We have provided an already prepared list of test molecules in .csv format. Download it and use it for model testing. Store the output of the model in a .csv file that must contain in the name the model identifier and the date when the prediction was done. Upload the output .csv file in the shared folder.
Once you have successfully tested 5 models, go on and try to repeat the exercise in Google Colaboratory. You can also test one model in the CLI and in Google Colab in parallel. You can use the Colaboratory Template Notebook from Ersilia's repository.
Google Colaboratory uses Google's servers (Linux machines) to run the code, which is very convenient to bypass installation issues. To run Google Colab, you only need a Google Account. If you do not have and do not wish to open a Google Account, we can skip this step.All
Once you have:
- Successfully installed the Ersilia Model Hub in your computer
- Successfully run predictions for at least, 3 models using the command line AND debugged any issues you might have.
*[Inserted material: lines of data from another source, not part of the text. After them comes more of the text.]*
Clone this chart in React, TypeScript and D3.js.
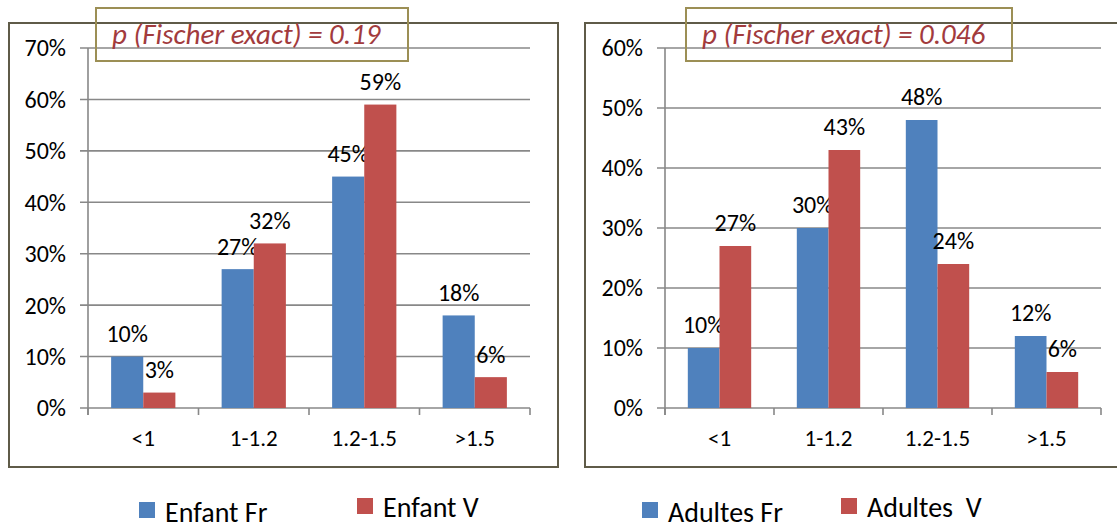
import React from "react";
import * as d3 from "d3";

const categories = ["<1", "1-1.2", "1.2-1.5", ">1.5"];
const enfantFr = [10, 27, 45, 18];
const enfantV = [3, 32, 59, 6];
const adultesFr = [10, 30, 48, 12];
const adultesV = [27, 43, 24, 6];
const leftTicks = [0, 10, 20, 30, 40, 50, 60, 70];
const rightTicks = [0, 10, 20, 30, 40, 50, 60];
const leftSeries = ["Enfant Fr", "Enfant V"];
const rightSeries = ["Adultes Fr", "Adultes  V"];
const leftP = "p (Fischer exact) = 0.19";
const rightP = "p (Fischer exact) = 0.046";

const BLUE = "#4f81bd";
const RED = "#c0504d";
const FONT = "Carlito, Lato, 'Liberation Sans', sans-serif";

type PanelProps = {
  frame: [number, number, number, number];
  x0: number;
  x1: number;
  y0: number;
  y1: number;
  max: number;
  ticks: number[];
  a: number[];
  b: number[];
  series: string[];
  pText: string;
  pBox: [number, number, number, number];
  legendX: [number, number];
};

function Panel(p: PanelProps) {
  const x = d3.scaleBand<string>().domain(categories).range([p.x0, p.x1]).paddingInner(0).paddingOuter(0);
  const inner = d3.scaleBand<number>().domain([0, 1]).range([0, x.bandwidth()]).paddingInner(0).paddingOuter(0.72);
  const y = d3.scaleLinear().domain([0, p.max]).range([p.y0, p.y1]);
  const [fx, fy, fw, fh] = p.frame;
  const [bx, by, bw, bh] = p.pBox;
  const bounds = categories.map((c) => x(c)!).concat([p.x1]);
  return (
    <g>
      <rect x={fx} y={fy} width={fw} height={fh} fill="#fff" stroke="#5f5b48" strokeWidth={2} />
      {p.ticks.map((t) => (
        <g key={t}>
          <line x1={p.x0 - 8} x2={p.x1} y1={y(t)} y2={y(t)} stroke="#888" strokeWidth={1.6} />
          <text x={p.x0 - 22} y={y(t)} dy="0.35em" textAnchor="end" fontSize={24} fontFamily={FONT} fill="#000">
            {t}%
          </text>
        </g>
      ))}
      <line x1={p.x0} x2={p.x0} y1={y(p.max)} y2={y(0) + 7} stroke="#888" strokeWidth={1.6} />
      {bounds.map((bx2, i) => (
        <line key={i} x1={bx2} x2={bx2} y1={y(0)} y2={y(0) + 7} stroke="#888" strokeWidth={1.6} />
      ))}
      {categories.map((c, i) => (
        <g key={c}>
          {[p.a[i], p.b[i]].map((v, j) => {
            const bxx = x(c)! + inner(j)!;
            return (
              <g key={j}>
                <rect x={bxx} y={y(v)} width={inner.bandwidth()} height={y(0) - y(v)} fill={j === 0 ? BLUE : RED} />
                <text
                  x={bxx + inner.bandwidth() / 2}
                  y={y(v) - 23}
                  dy="0.35em"
                  textAnchor="middle"
                  fontSize={24}
                  fontFamily={FONT}
                  fill="#000"
                >
                  {v}%
                </text>
              </g>
            );
          })}
          <text x={x(c)! + x.bandwidth() / 2} y={y(0) + 30} dy="0.35em" textAnchor="middle" fontSize={23} fontFamily={FONT} fill="#000">
            {c}
          </text>
        </g>
      ))}
      <rect x={bx} y={by} width={bw} height={bh} fill="none" stroke="#9c8f55" strokeWidth={2} />
      <text x={bx + 16} y={by + 26} dy="0.35em" fontSize={29} fontStyle="italic" fontFamily={FONT} fill="#a23b3d">
        {p.pText}
      </text>
      <rect x={p.legendX[0]} y={502} width={16} height={16} fill={BLUE} />
      <text x={p.legendX[0] + 26} y={512} dy="0.35em" fontSize={28} fontFamily={FONT} fill="#000">
        {p.series[0]}
      </text>
      <rect x={p.legendX[1]} y={498} width={16} height={16} fill={RED} />
      <text x={p.legendX[1] + 26} y={507} dy="0.35em" fontSize={28} fontFamily={FONT} fill="#000" style={{ whiteSpace: "pre" }}>
        {p.series[1]}
      </text>
    </g>
  );
}

export default function App() {
  return (
    <svg
      width={1117}
      height={524}
      style={{ position: "absolute", left: 0, top: 0, background: "#fff" }}
      xmlSpace="preserve"
    >
      <rect x={0} y={0} width={1117} height={524} fill="#fff" />
      <Panel
        frame={[9, 23, 549, 444]}
        x0={88}
        x1={530}
        y0={408}
        y1={48}
        max={70}
        ticks={leftTicks}
        a={enfantFr}
        b={enfantV}
        series={leftSeries}
        pText={leftP}
        pBox={[96, 8, 312, 53]}
        legendX={[139, 357]}
      />
      <Panel
        frame={[585, 23, 540, 444]}
        x0={665}
        x1={1101}
        y0={408}
        y1={48}
        max={60}
        ticks={rightTicks}
        a={adultesFr}
        b={adultesV}
        series={rightSeries}
        pText={rightP}
        pBox={[686, 8, 326, 53]}
        legendX={[642, 841]}
      />
    </svg>
  );
}
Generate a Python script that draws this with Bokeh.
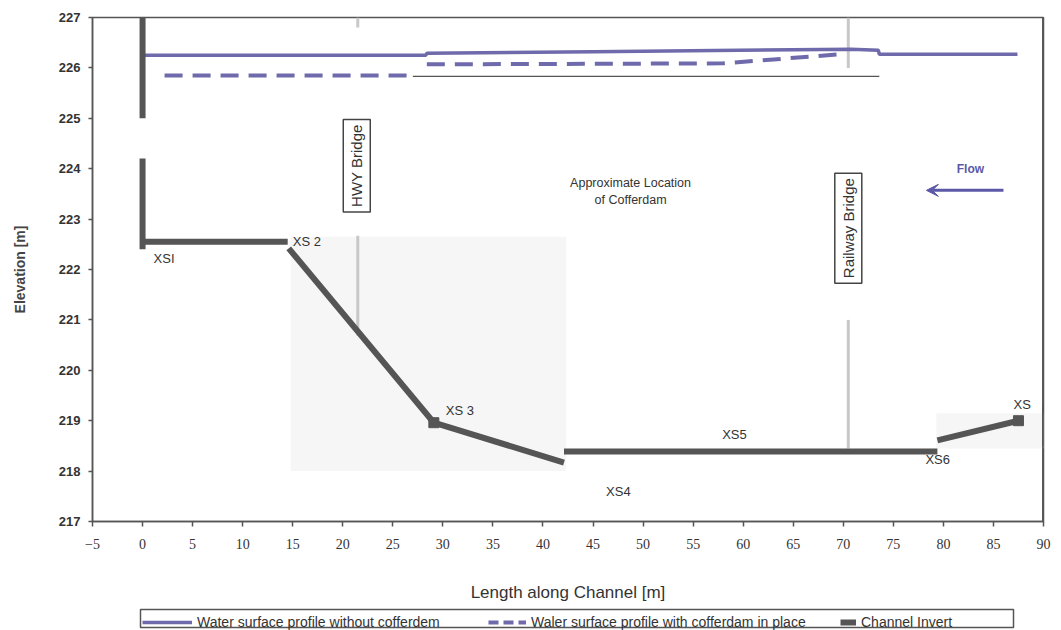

- Successfully run the same five models in Google Colaboratory using the Ersilia PyPi package
We are ready to continue onto the next stage of the contribution period 🎉
For this period, we will use Ersilia's automated ML modelling packages:
We will leverage the datasets from the excellent initiative Therapeutics Data Commons (TDC). You can read more about it in its associated publication. TDC has prepared biomedical-related datasets for ML modelling, and provides benchmarks of performance. We will use those to test our automated ML libraries and add the resulting models in the Ersilia Model Hub.
For this part, please do not launch directly onto modelling, wait for the mentor's revision of your previous work:
- 1.Once you have completed all the above steps, mention the mentors on the Slack channel #stage1-contributions and explain all the steps done on the first phase. Add your GitHub handle in the issue!
- 2.The mentors will open a GitHub issue with the specific modelling exercise and assign it to you.
- 4.Answer these questions (and more that you might have) about your data and models:
- 1.What are we trying to predict? (do some reading!)
- 2.Is this a classification or a regression problem?
- 3.How many datapoints do we have in total and in each set (train / validation / test)?
- 4.How many actives and inactives do we have?
- 5.Can you show in a plot the distribution of actives/inactives, or the values for the regression?
- 6.What is the performance of your model? What metrics are you using and why?
- 7.How do you interpret the ROC Curve you got?
- 8.How could we improve the model?
- 5.Finally, comment on at least TWO of your peers models, discussing their results and suggesting ideas or improvements if needed.